A “national conversation?”

That isn’t just a partisan fix. How can we have a "national conversation" in Parliament when more than half our voices are shut out? When some voices get a megaphone - such as Conservatives occupying every seat in Saskatchewan and Liberals occupying every seat in Toronto - while others are silenced? In 2019, this model would have let voters for every major party elect MPs from each province except PEI, and Greens elect MPs from five provinces.

Does the Bélanger solution work?

Is 42 extra MPs really enough? Would it have prevented a Harper false majority in 2011? Checking the 2011 results, those 42 MPs would have been 17 Liberals, 12 New Democrats, 3 Greens, 5 Bloc, and 5 Conservatives (from Atlantic Canada and Quebec). Harper would have had 171 MPs out of 350, four short of half.

I’m assuming the 42 MPs are divided among the provinces in proportion to their present numbers of MPs. My 2011 simulation generates two Liberal regional MPs from the BC Lower Mainland, one from the rest of BC, one from Northern Alberta, one from Southern Alberta, one from Manitoba, two from Southwest Ontario, two from South Central Ontario, one from Peel-Halton, two from Toronto, two from Northern and Central Ontario, one from Central and Western Quebec, and one from Eastern Quebec.

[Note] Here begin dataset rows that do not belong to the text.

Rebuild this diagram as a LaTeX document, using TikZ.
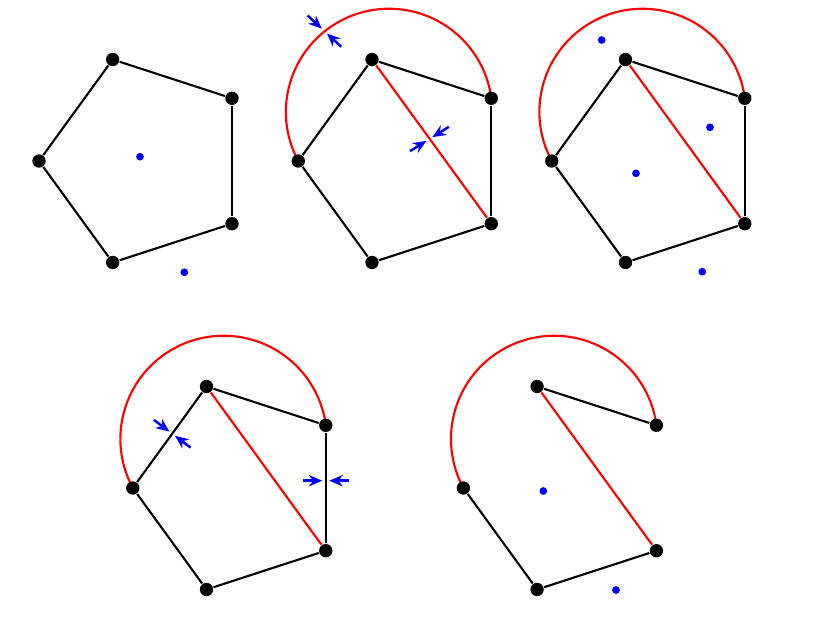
\documentclass[tikz,border=0pt]{standalone}
\usetikzlibrary{arrows.meta,backgrounds}
\tikzset{
  vertex/.style={circle, fill=black, inner sep=0pt, minimum size=3.8pt},
  spot/.style={circle, fill=blue, inner sep=0pt, minimum size=2.2pt},
  side/.style={draw=black, line width=0.6pt},
  cut/.style={draw=red, line width=0.6pt},
  squeeze/.style={draw=blue, line width=0.7pt, -{Stealth[length=3.8pt,width=3.2pt]}},
}
\begin{document}
\begin{tikzpicture}
\useasboundingbox (0,0) rectangle (8.30,-6.23);
% first pentagon
\node[vertex] at (1.127,-0.595) (a1) {};
\node[vertex] at (2.320,-0.983) (a2) {};
\node[vertex] at (2.320,-2.237) (a3) {};
\node[vertex] at (1.127,-2.625) (a4) {};
\node[vertex] at (0.390,-1.610) (a5) {};
\node[spot]   at (1.400,-1.567) (a6) {};
\node[spot]   at (1.843,-2.723) (a7) {};
% second pentagon
\node[vertex] at (3.720,-0.595) (b1) {};
\node[vertex] at (4.913,-0.983) (b2) {};
\node[vertex] at (4.913,-2.237) (b3) {};
\node[vertex] at (3.720,-2.625) (b4) {};
\node[vertex] at (2.983,-1.610) (b5) {};
% third pentagon
\node[vertex] at (6.255,-0.595) (c1) {};
\node[vertex] at (7.448,-0.983) (c2) {};
\node[vertex] at (7.448,-2.237) (c3) {};
\node[vertex] at (6.255,-2.625) (c4) {};
\node[vertex] at (5.518,-1.610) (c5) {};
\node[spot]   at (6.017,-0.400) (c6) {};
\node[spot]   at (7.100,-1.273) (c7) {};
\node[spot]   at (6.360,-1.733) (c8) {};
\node[spot]   at (7.023,-2.717) (c9) {};
% fourth pentagon
\node[vertex] at (2.065,-3.865) (d1) {};
\node[vertex] at (3.258,-4.253) (d2) {};
\node[vertex] at (3.258,-5.507) (d3) {};
\node[vertex] at (2.065,-5.895) (d4) {};
\node[vertex] at (1.328,-4.880) (d5) {};
% fifth pentagon
\node[vertex] at (5.371,-3.865) (e1) {};
\node[vertex] at (6.564,-4.253) (e2) {};
\node[vertex] at (6.564,-5.507) (e3) {};
\node[vertex] at (5.371,-5.895) (e4) {};
\node[vertex] at (4.634,-4.880) (e5) {};
\node[spot]   at (5.433,-4.910) (e6) {};
\node[spot]   at (6.160,-5.900) (e7) {};
% where the arrows pinch
\coordinate (p1) at (3.244,-0.311);
\coordinate (p2) at (4.294,-1.390);
\coordinate (p3) at (1.722,-4.337);
\coordinate (p4) at (3.258,-4.807);
\begin{scope}[on background layer]
\path[side] (a1) edge (a2) (a2) edge (a3) (a3) edge (a4) (a4) edge (a5) (a5) edge (a1);
\path[side] (b1) edge (b2) (b2) edge (b3) (b3) edge (b4) (b4) edge (b5) (b5) edge (b1);
\path[side] (c1) edge (c2) (c2) edge (c3) (c3) edge (c4) (c4) edge (c5) (c5) edge (c1);
\path[side] (d1) edge (d2) (d2) edge (d3) (d3) edge (d4) (d4) edge (d5) (d5) edge (d1);
\path[side] (e1) edge (e2) (e3) edge (e4) (e4) edge (e5);
\path[cut] (b1) edge (b3) (c1) edge (c3) (d1) edge (d3) (e1) edge (e3);
\draw[cut] (b5.center) arc[start angle=208.4, end angle=7.6, radius=1.032];
\draw[cut] (c5.center) arc[start angle=208.4, end angle=7.6, radius=1.032];
\draw[cut] (d5.center) arc[start angle=208.4, end angle=7.6, radius=1.032];
\draw[cut] (e5.center) arc[start angle=208.4, end angle=7.6, radius=1.032];
\end{scope}
\foreach \p/\a in {p1/-43, p2/32, p3/-37, p4/0} {
  \draw[squeeze, shift={(\p)}, rotate=\a] (-0.23,0) -- (-0.035,0);
  \draw[squeeze, shift={(\p)}, rotate=\a] (0.23,0) -- (0.035,0);
}
\end{tikzpicture}
\end{document}
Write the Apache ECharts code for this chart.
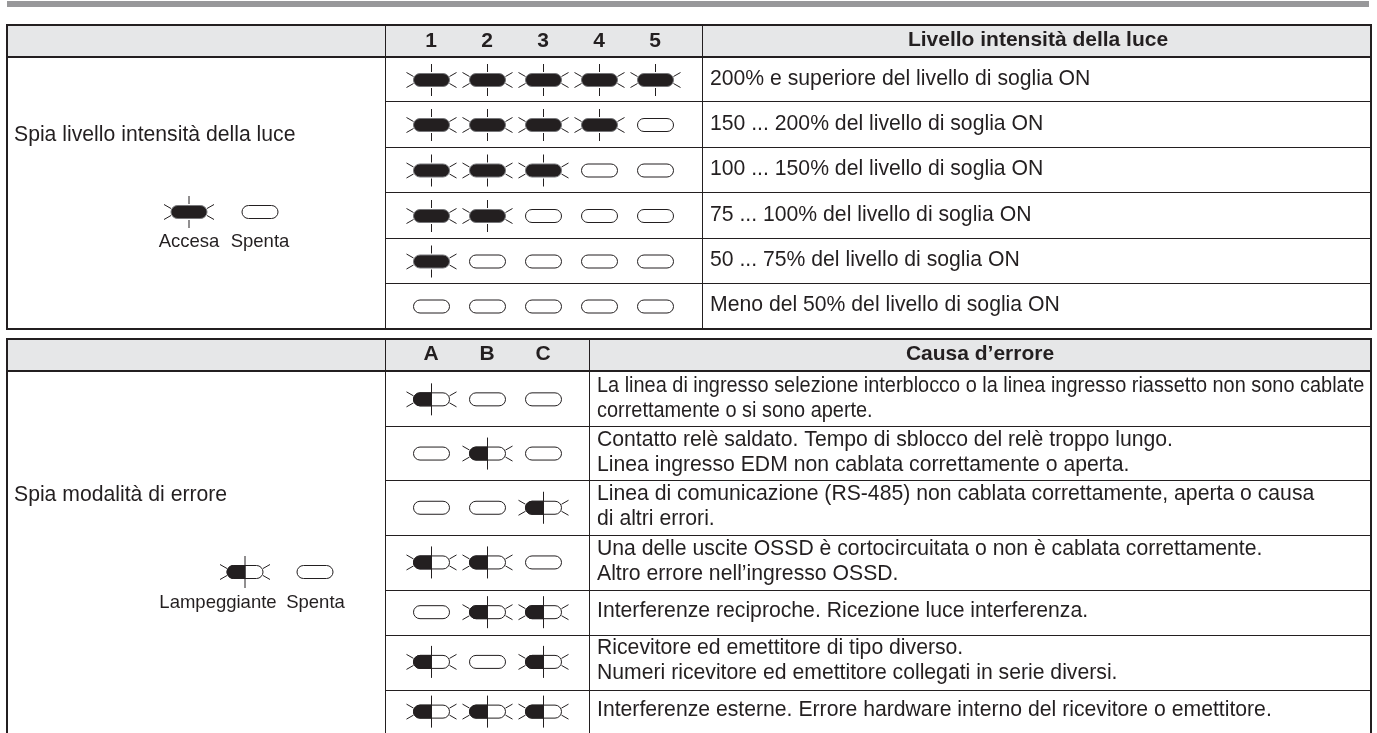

Can an expansion of the House be justified? In fact, it is inevitable. After the next census, the smaller provinces will have their present seats protected, while the growing large provinces will be entitled to more MPs. This resulted in 30 more MPs in 2015. The next census will have a similar result, maybe even more.

The same ballot, with best runners-up? or open-list?

With 20 regions, they each have an average of 17 local MPs and 2 regional MPs. One alternative, keeping our present ballot, is to elect the one or two local candidates of the under-represented party who got the highest vote percent without winning. That’s the “best runners-up” model used by the German province of Baden-Wurttemberg and by Sweden. Or, like a normal Mixed Member Proportional system, we could elect the regional MPs from open regional lists. With the two-vote ballot you vote for your local MP, and you also vote for your favourite regional candidate of the party you want to see in government. This option makes regional MPs almost as accountable as under the 30 regions possible with normal MMP.

An immediate solution

There must be many Liberal MPs who will like this. Not because of how it would have worked in 2019 (six more Liberal MPs from the West: Ralph Goodale, Randy Boissonnault, Amarjeet Sohi, Nirmala Naidoo (Calgary) or Kent Hehr, Stephen Fuhr, and Nikki Macdonald or Mary Ann Murphy), but because it would provide a good chance that no accidental majority government will result from the next election.